> **What this task involves**
The line holding "import numpy as np" is the last one to output; start at the first line of the data, keep every line in between exactly, and leave out pictures.

> **Provided entries**
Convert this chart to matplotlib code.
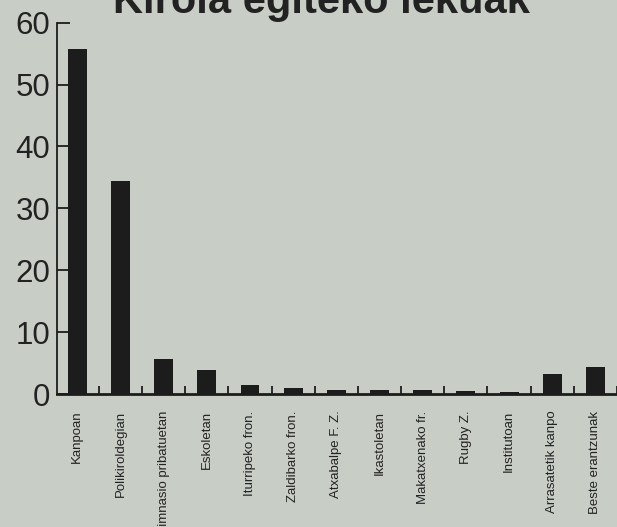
import matplotlib
matplotlib.use("Agg")
import matplotlib.pyplot as plt
import numpy as np

categories = ["Kanpoan", "Polikiroldegian", "Gimnasio pribatuetan", "Eskoletan",
              "Iturripeko fron.", "Zaldibarko fron.", "Atxabalpe F. Z.", "Ikastoletan",
              "Makatxenako fr.", "Rugby Z.", "Institutoan", "Arrasatetik kanpo",
              "Beste erantzunak"]
values = [55.7, 34.5, 5.7, 3.9, 1.5, 1.0, 0.7, 0.7, 0.6, 0.5, 0.4, 3.3, 4.4]
yticks = [0, 10, 20, 30, 40, 50, 60]
title = "Kirola egiteko lekuak"

bg = "#c8cec6"
ink = "#1c1c1c"
plt.rcParams['font.family'] = ['Liberation Sans', 'DejaVu Sans']

fig = plt.figure(figsize=(6.17, 5.27), dpi=100, facecolor=bg)
ax = fig.add_axes([57/617, 133/527, 1 - 57/617, (394 - 22.7)/527])
ax.set_facecolor(bg)

x = np.arange(len(categories))
ax.bar(x, values, width=0.44, color=ink, zorder=3)

ax.set_xlim(-0.47, 12.43)
ax.set_ylim(0, 60)

for s in ["top", "right"]:
    ax.spines[s].set_visible(False)
ax.spines["left"].set_linewidth(1.3)
ax.spines["left"].set_color(ink)
ax.spines["bottom"].set_linewidth(2.0)
ax.spines["bottom"].set_color(ink)

ax.set_yticks(yticks)
ax.set_yticklabels([str(v) for v in yticks], fontsize=22.5, color="#222222")
ax.tick_params(axis="y", direction="in", length=9.5, width=1.3, color=ink, pad=5)

ax.set_xticks(x + 0.5, minor=True)
ax.set_xticks(x)
ax.set_xticklabels(categories, rotation=90, fontsize=9.5, color="#222222", va="top")
ax.tick_params(axis="x", which="major", length=0, pad=12)
ax.tick_params(axis="x", which="minor", direction="in", length=6, width=1.3, color=ink)

fig.text(113/617, 1 - 13/527, title, ha="left", va="baseline",
         fontsize=30, fontweight="bold", color="#222222")

fig.savefig("out.png", dpi=100, facecolor=bg)
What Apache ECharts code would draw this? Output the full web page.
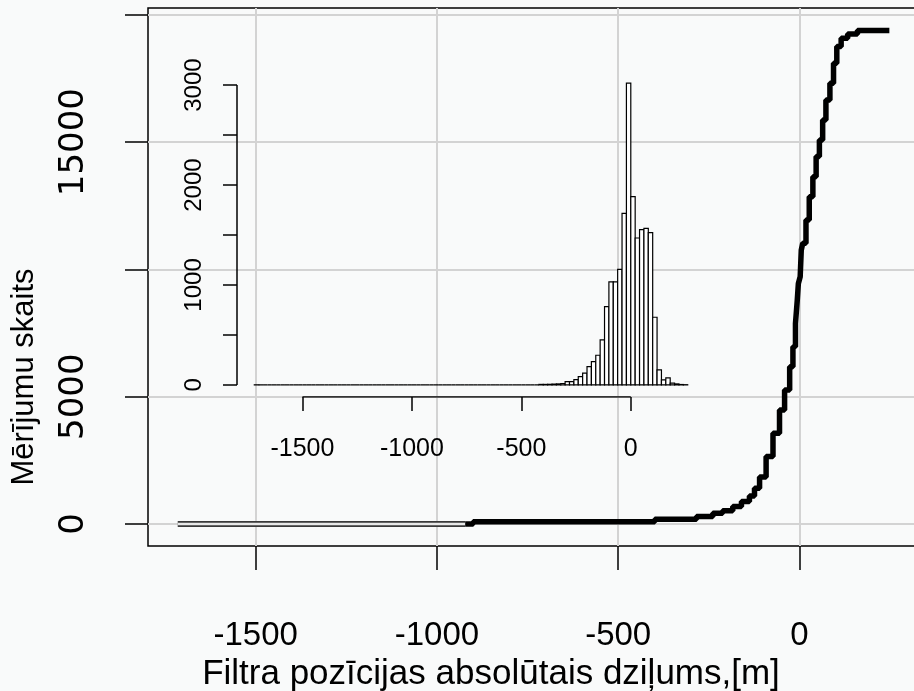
<!DOCTYPE html>
<html><head><meta charset="utf-8">
<script src="https://cdn.jsdelivr.net/npm/echarts@6/dist/echarts.min.js"></script>
<style>html,body{margin:0;padding:0;background:#f9fafa}#c{width:914px;height:691px}</style>
</head><body><div id="c"></div><script>
// ---- main plot: cumulative number of measurements vs depth ----
const tailDepth = [-1715, -922];
const tailCount = [0, 0];
const depth = [-922, -900, -399, -284, -239, -212, -184, -160, -138, -124, -110, -92, -73, -55, -41, -27, -18, -11, -6, -3, 2, 5, 9, 18, 27, 37, 46, 55, 64, 73, 84, 94, 103, 115, 133, 160, 248];
const cumCount = [0, 90, 185, 290, 420, 520, 690, 880, 1100, 1400, 1850, 2650, 3560, 4480, 5260, 6180, 6960, 7880, 8800, 9450, 9710, 10760, 11025, 11940, 12855, 13640, 14430, 15080, 15870, 16650, 17310, 18100, 18750, 19080, 19250, 19380, 19400];
const mainXTicks = [-1500, -1000, -500, 0];
const mainYTicks = [0, 5000, 10000, 15000, 20000];
const mainYLabels = [0, 5000, 15000];

// ---- inset histogram ----
const histStart = -1720;
const histBin = 20;
const histCounts = [1,
  0,0,0,0,0,0,0,0,0,0,0,0,0,0,0,0,
  0,0,0,0,0,0,0,0,0,0,0,0,0,0,0,0,
  0,0,0,0,0,0,0,0,0,0,0,0,0,0,0,0,
  0,0,0,0,0,0,0,0,0,0,0,0,0,0,0,0,
  5,5,6,8,10,14,33,33,53,83,117,183,233,297,450,783,1030,1030,1157,
  1717,3020,1884,1470,1554,1567,1524,677,150,50,70,17,10,4,2];
const insetXTicks = [-1500, -1000, -500, 0];
const insetYTicks = [0, 500, 1000, 1500, 2000, 2500, 3000];
const insetYLabels = [0, 1000, 2000, 3000];

const histData = histCounts.map((c, i) => [histStart + i * histBin, histStart + (i + 1) * histBin, c]);
const mainData = depth.map((d, i) => [d, cumCount[i]]);
const tailData = tailDepth.map((d, i) => [d, tailCount[i]]);

const insetXMin = -1799, insetXMax = 339, insetYMin = -121, insetYMax = 3141;
const BG = '#f9fafa';
const FONT = "'Liberation Sans', Arial, sans-serif";
const plain = v => String(v);

const chart = echarts.init(document.getElementById('c'));
chart.setOption({
  backgroundColor: BG,
  animation: false,
  grid: [
    {left: 148, top: 8, width: 770, height: 538, show: true, borderColor: '#000', borderWidth: 1.5,
     backgroundColor: 'transparent', containLabel: false, outerBoundsMode: 'none'},
    {left: 237, top: 71, width: 468, height: 326, show: false, containLabel: false, outerBoundsMode: 'none'}
  ],
  xAxis: [
    {type: 'value', gridIndex: 0, min: -1797, max: 327, position: 'bottom',
     name: 'Filtra pozīcijas absolūtais dziļums,[m]', nameLocation: 'middle', nameGap: 111,
     nameTextStyle: {fontFamily: FONT, fontSize: 35, color: '#000', padding: [0, 84, 0, 0]},
     axisLine: {show: false, onZero: false},
     axisTick: {show: true, customValues: mainXTicks, length: 24, lineStyle: {color: '#000', width: 1.5}},
     axisLabel: {customValues: mainXTicks, formatter: plain, fontFamily: FONT, fontSize: 33, color: '#000', margin: 73},
     splitLine: {show: true, lineStyle: {color: '#d3d3d3', width: 2}}},
    {type: 'value', gridIndex: 1, min: insetXMin, max: insetXMax, position: 'bottom',
     axisLine: {show: false, onZero: false},
     axisTick: {show: true, customValues: insetXTicks, length: 14, lineStyle: {color: '#000', width: 1.5}},
     axisLabel: {customValues: insetXTicks, formatter: plain, fontFamily: FONT, fontSize: 25, color: '#000', margin: 40},
     splitLine: {show: false}}
  ],
  yAxis: [
    {type: 'value', gridIndex: 0, min: -864, max: 20267, position: 'left',
     name: 'Mērījumu skaits', nameLocation: 'middle', nameGap: 108, nameRotate: 90,
     nameTextStyle: {fontFamily: FONT, fontSize: 31, color: '#000', padding: [0, 200, 0, 0]},
     axisLine: {show: false, onZero: false},
     axisTick: {show: true, customValues: mainYTicks, length: 23, lineStyle: {color: '#000', width: 1.5}},
     axisLabel: {customValues: mainYLabels, formatter: plain, rotate: 90, fontFamily: "'DejaVu Sans', sans-serif", fontSize: 34, color: '#000', margin: 57},
     splitLine: {show: true, lineStyle: {color: '#d3d3d3', width: 2}}},
    {type: 'value', gridIndex: 1, min: insetYMin, max: insetYMax, position: 'left',
     axisLine: {show: false, onZero: false},
     axisTick: {show: true, customValues: insetYTicks, length: 14, lineStyle: {color: '#000', width: 1.5}},
     axisLabel: {customValues: insetYLabels, formatter: plain, rotate: 90, fontFamily: FONT, fontSize: 24, color: '#000', margin: 31},
     splitLine: {show: false}}
  ],
  series: [
    {type: 'line', xAxisIndex: 0, yAxisIndex: 0, data: tailData, symbol: 'none', silent: true,
     lineStyle: {color: '#3a3a3a', width: 6}},
    {type: 'line', xAxisIndex: 0, yAxisIndex: 0, data: tailData, symbol: 'none', silent: true,
     lineStyle: {color: '#e8e8e8', width: 2.5}},
    {type: 'line', xAxisIndex: 0, yAxisIndex: 0, data: mainData, symbol: 'none', step: 'end', silent: true,
     lineStyle: {color: '#000', width: 5.5}},
    {type: 'custom', xAxisIndex: 1, yAxisIndex: 1, data: histData, silent: true,
     renderItem: function (params, api) {
       const p0 = api.coord([api.value(0), 0]);
       const p1 = api.coord([api.value(1), api.value(2)]);
       return {type: 'rect', shape: {x: p0[0], y: p1[1], width: p1[0] - p0[0], height: p0[1] - p1[1]},
               style: {fill: '#ffffff', stroke: '#000', lineWidth: 1.2}};
     }},
    {type: 'line', xAxisIndex: 1, yAxisIndex: 1, symbol: 'none', silent: true,
     data: [[insetXTicks[0], insetYMin], [insetXTicks[insetXTicks.length - 1], insetYMin]],
     lineStyle: {color: '#000', width: 1.5}},
    {type: 'line', xAxisIndex: 1, yAxisIndex: 1, symbol: 'none', silent: true,
     data: [[insetXMin, insetYTicks[0]], [insetXMin, insetYTicks[insetYTicks.length - 1]]],
     lineStyle: {color: '#000', width: 1.5}}
  ]
});
</script></body></html>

> **Task output**
Convert this chart to matplotlib code.
import matplotlib
matplotlib.use("Agg")
import matplotlib.pyplot as plt
import numpy as np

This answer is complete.